Alyssa Buck

Personal information
- Born: Alyssa Bull 1 December 1995 (age 30) Buderim, Australia
- Height: 1.73 m (5 ft 8 in)
- Weight: 65 kg (143 lb)

Sport
- Country: Australia
- Sport: Canoe sprint

Medal record
World Championships
| Gold medal – first place | 2022 Dartmouth | K-1 1000 m |
| Gold medal – first place | 2022 Dartmouth | K-2 Mix 500 m |
| Gold medal – first place | 2023 Duisburg | K-1 1000 m |
| Silver medal – second place | 2022 Dartmouth | K-4 500 m |
| Silver medal – second place | 2023 Duisburg | K-2 Mix 500 m |
| Silver medal – second place | 2025 Milan | K-1 1000 m |

= Alyssa Buck =

Australian canoeist

Alyssa Buck (born 1 December 1995) is an Australian canoeist. She represented Australia in three Olympic Games, 2016, 2020 and 2024.

==Early years==
At the age of 16 Buck started ski paddling for surf lifesaving. In 2012 she was the Under 17 Australian Ironwoman Champion. Inspired after watching her surf lifesaving idol Naomi Flood compete at London 2012, Buck took up kayaking.

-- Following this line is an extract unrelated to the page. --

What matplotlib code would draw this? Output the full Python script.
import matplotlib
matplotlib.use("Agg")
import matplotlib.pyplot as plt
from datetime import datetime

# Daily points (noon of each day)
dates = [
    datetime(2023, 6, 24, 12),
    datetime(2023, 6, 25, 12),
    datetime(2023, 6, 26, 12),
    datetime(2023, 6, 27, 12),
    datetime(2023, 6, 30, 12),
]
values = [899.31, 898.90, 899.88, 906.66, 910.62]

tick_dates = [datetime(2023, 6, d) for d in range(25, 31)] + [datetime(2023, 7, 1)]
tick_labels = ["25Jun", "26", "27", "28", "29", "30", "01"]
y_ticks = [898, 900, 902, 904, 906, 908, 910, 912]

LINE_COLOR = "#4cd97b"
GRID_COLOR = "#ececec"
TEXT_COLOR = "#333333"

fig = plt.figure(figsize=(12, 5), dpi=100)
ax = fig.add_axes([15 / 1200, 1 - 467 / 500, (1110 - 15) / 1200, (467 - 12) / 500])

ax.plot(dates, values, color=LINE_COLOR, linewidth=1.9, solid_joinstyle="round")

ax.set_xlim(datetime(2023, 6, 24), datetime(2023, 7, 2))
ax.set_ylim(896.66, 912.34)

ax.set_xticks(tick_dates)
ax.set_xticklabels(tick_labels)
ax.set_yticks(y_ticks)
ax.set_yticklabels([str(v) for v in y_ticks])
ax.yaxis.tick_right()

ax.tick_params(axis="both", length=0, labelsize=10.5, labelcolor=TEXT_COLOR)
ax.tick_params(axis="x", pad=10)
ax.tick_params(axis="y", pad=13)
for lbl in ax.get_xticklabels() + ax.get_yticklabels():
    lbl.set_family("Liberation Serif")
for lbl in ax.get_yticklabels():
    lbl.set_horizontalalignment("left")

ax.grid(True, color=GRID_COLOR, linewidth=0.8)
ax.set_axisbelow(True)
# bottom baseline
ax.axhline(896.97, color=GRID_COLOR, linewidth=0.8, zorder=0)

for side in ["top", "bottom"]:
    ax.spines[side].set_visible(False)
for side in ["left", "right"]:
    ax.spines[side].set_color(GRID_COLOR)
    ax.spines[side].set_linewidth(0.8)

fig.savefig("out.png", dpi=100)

Buck was also surf lifesaving and competed in the 2012/13 and 2013/14 Ironwoman series. Along with kayaking, she's a full-time firefighter.

==Achievements==
Buck achieved her childhood dream when she made her Olympic debut at the 2016 Summer Olympics in Rio . She competed in the women's K-2 500 metres event .

Buck also competed with K-2 partner Alyce Wood. The pair won both K-2 selection events, defeating their idol Naomi Flood and her partner Olympian Jo Brigden-Jones. This was a major upset. They then made the A-Finals of the K-2 500m by finishing third in their semi-final. In the final they came eighth and finished with a time of 1min 51.915sec.

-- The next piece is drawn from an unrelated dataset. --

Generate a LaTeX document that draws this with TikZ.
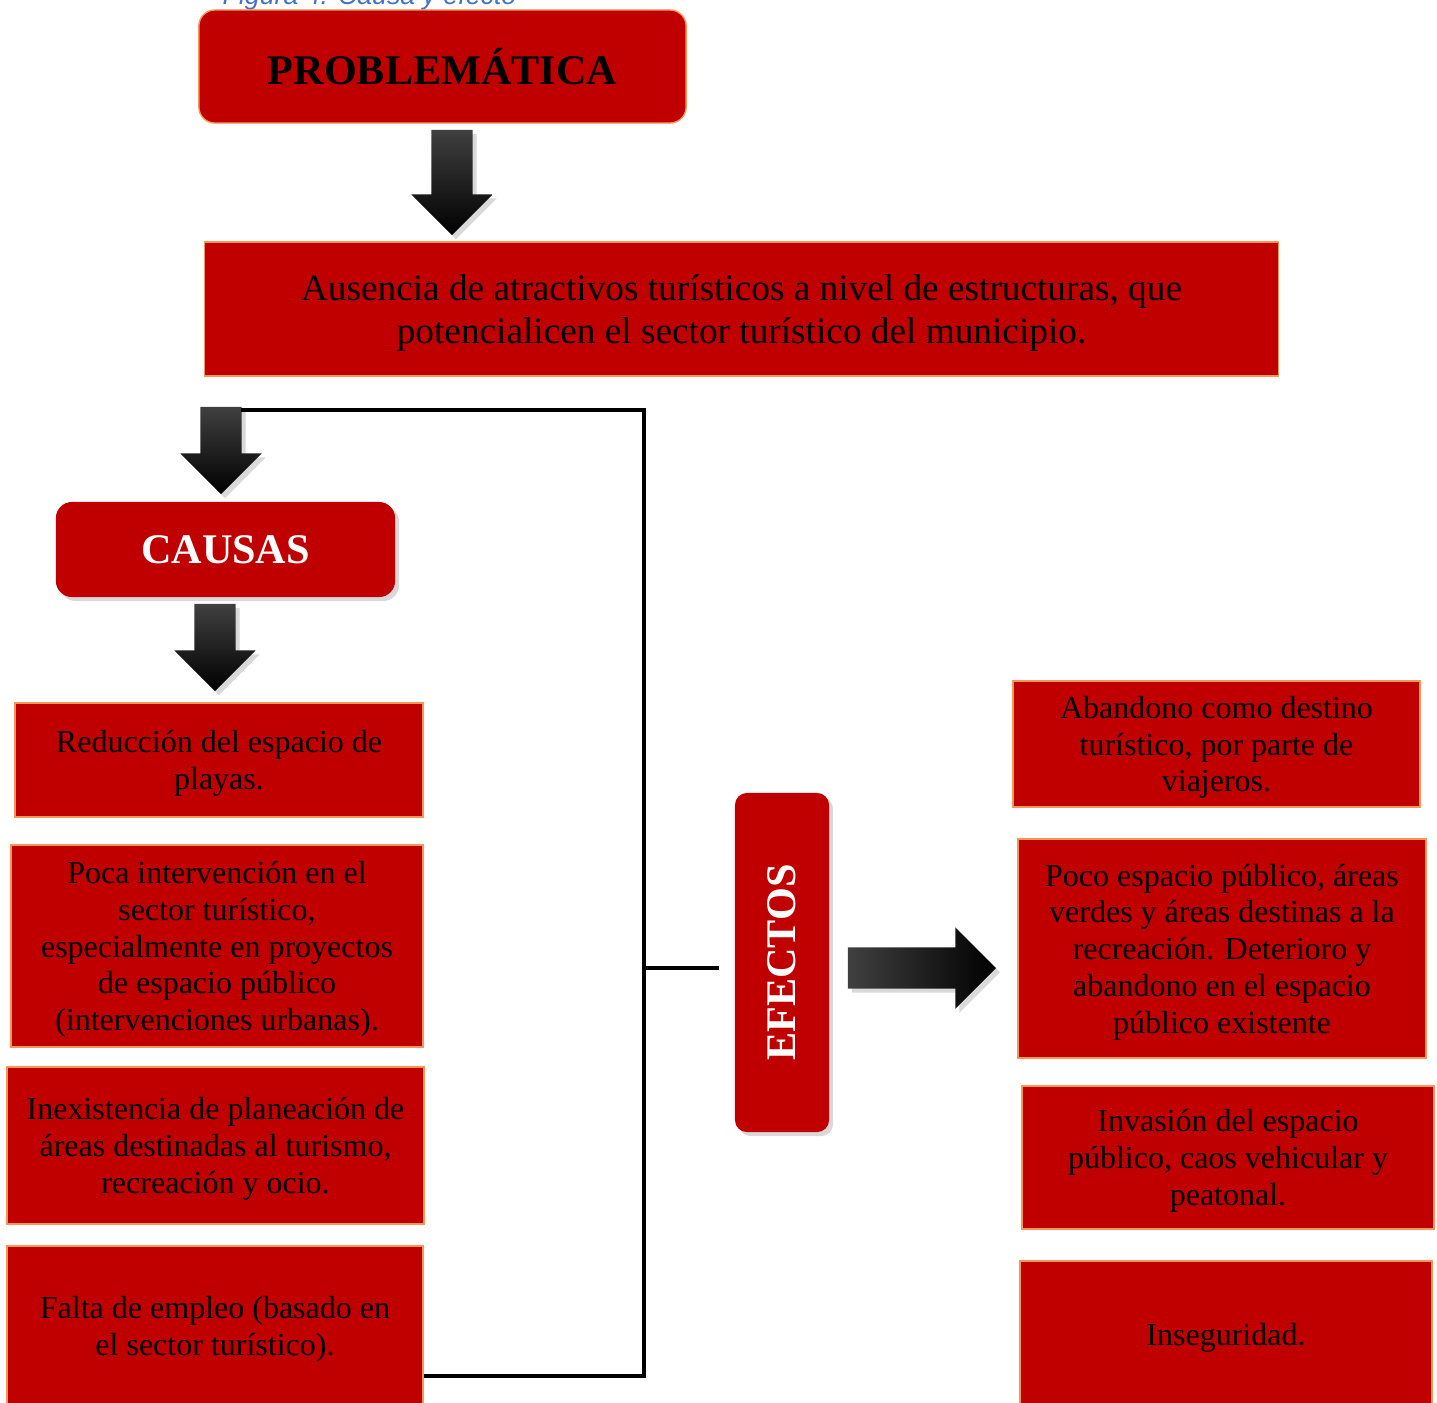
\documentclass[tikz,border=0pt]{standalone}
\usepackage{fontspec}
\setmainfont{Liberation Serif}
\newfontfamily\captionfont{Liberation Sans}
\usetikzlibrary{shapes.arrows,shadows}
\definecolor{boxred}{RGB}{192,0,0}
\definecolor{boxline}{RGB}{244,150,90}
\definecolor{capblue}{RGB}{68,114,196}
\begin{document}
\begin{tikzpicture}[x=0.01cm, y=-0.01cm,
  redbox/.style={draw=boxline, line width=0.4pt, fill=boxred, align=center, inner sep=0pt,
    text depth=0pt, font=\fontsize{9.1}{10.45}\selectfont},
  titlebox/.style={fill=boxred, rounded corners=1.6mm, inner sep=0pt, align=center,
    font=\fontsize{12}{14}\selectfont\bfseries},
  shadowed/.style={drop shadow={opacity=0.3, shadow xshift=0.4mm, shadow yshift=-0.4mm}},
  bigarrow/.style={single arrow, minimum width=8mm, single arrow head extend=2mm, anchor=tip,
    inner sep=0pt, text width=4mm, text height=4mm, text depth=0pt, shadowed},
  downarrow/.style={bigarrow, shape border rotate=270, top color=black!75, middle color=black, bottom color=black},
  bracket/.style={line width=0.9pt}]
\useasboundingbox (0,0) rectangle (1437,1402);

\node[anchor=base west, inner sep=0pt, text=capblue, font=\captionfont\itshape\fontsize{7.6}{9}\selectfont] (caption) at (222,4) {Figura 4. Causa y efecto};

\node[titlebox, draw=boxline, line width=0.4pt, minimum width=4.87cm, minimum height=1.13cm] (prob) at (442.5,66.5) {PROBLEMÁTICA};
\node[downarrow, minimum height=1.05cm] (arr1) at (452,236) {};
\node[redbox, minimum width=10.73cm, minimum height=1.34cm, font=\fontsize{10.6}{12.2}\selectfont] (aus) at (741.5,309) {Ausencia de atractivos turísticos a nivel de estructuras, que\\potencialicen el sector turístico del municipio.};

\node[downarrow, minimum height=0.87cm] (arr2) at (221,495) {};
\node[titlebox, shadowed, text=white, minimum width=3.39cm, minimum height=0.95cm] (causas) at (225.5,549.5) {CAUSAS};
\node[downarrow, minimum height=0.87cm] (arr3) at (215,692) {};

\node[redbox, minimum width=4.08cm, minimum height=1.14cm] (c1) at (219,760) {Reducción del espacio de\\playas.};
\node[redbox, minimum width=4.12cm, minimum height=2.02cm] (c2) at (217,946) {Poca intervención en el\\sector turístico,\\especialmente en proyectos\\de espacio público\\(intervenciones urbanas).};
\node[redbox, minimum width=4.17cm, minimum height=1.57cm] (c3) at (215.5,1145.5) {Inexistencia de planeación de\\áreas destinadas al turismo,\\recreación y ocio.};
\node[redbox, minimum width=4.16cm, minimum height=1.6cm] (c4) at (215,1326) {Falta de empleo (basado en\\el sector turístico).};

\node[titlebox, shadowed, text=white, rounded corners=1.2mm, minimum width=0.94cm, minimum height=3.39cm] (efectos) at (782,962.5) {};
\node[rotate=90, text=white, font=\fontsize{12}{14}\selectfont\bfseries] (eflabel) at (efectos) {EFECTOS};
\node[bigarrow, left color=black!75, middle color=black, right color=black, minimum height=1.48cm] (arr4) at (997,968) {};

\node[redbox, minimum width=4.07cm, minimum height=1.26cm] (e1) at (1216.5,744) {Abandono como destino\\turístico, por parte de\\viajeros.};
\node[redbox, minimum width=4.08cm, minimum height=2.19cm] (e2) at (1222,948.5) {Poco espacio público, áreas\\verdes y áreas destinas a la\\recreación. Deterioro y\\abandono en el espacio\\público existente};
\node[redbox, minimum width=4.12cm, minimum height=1.43cm] (e3) at (1228,1157.5) {Invasión del espacio\\público, caos vehicular y\\peatonal.};
\node[redbox, minimum width=4.12cm, minimum height=1.46cm] (e4) at (1226,1334) {Inseguridad.};

% bracket joining causas and efectos
\coordinate (brtop) at (644,410);
\coordinate (brbot) at (644,1376);
\draw[bracket] ([xshift=2mm]arr2.tail |- brtop) -- (brtop) -- (brbot) -- (c4.east |- brbot);
\draw[bracket] (brtop |- arr4) -- ([xshift=-1.5mm]efectos.west |- arr4);
\end{tikzpicture}
\end{document}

At the Tokyo 2020 Olympics, Buck was unable to make the final of the women's K-1 500m being knocked out in the semi-final. Bull paired with Alyce Wood in the Women's K-2 500m. They made it to the final and finished fifth.

In Paris 2024, Buck got to the Women's K-2 500m final paired with Ella Beere, finishing in seventh, and along with the rest of Australia's K-4 500m, finished eighth in the final.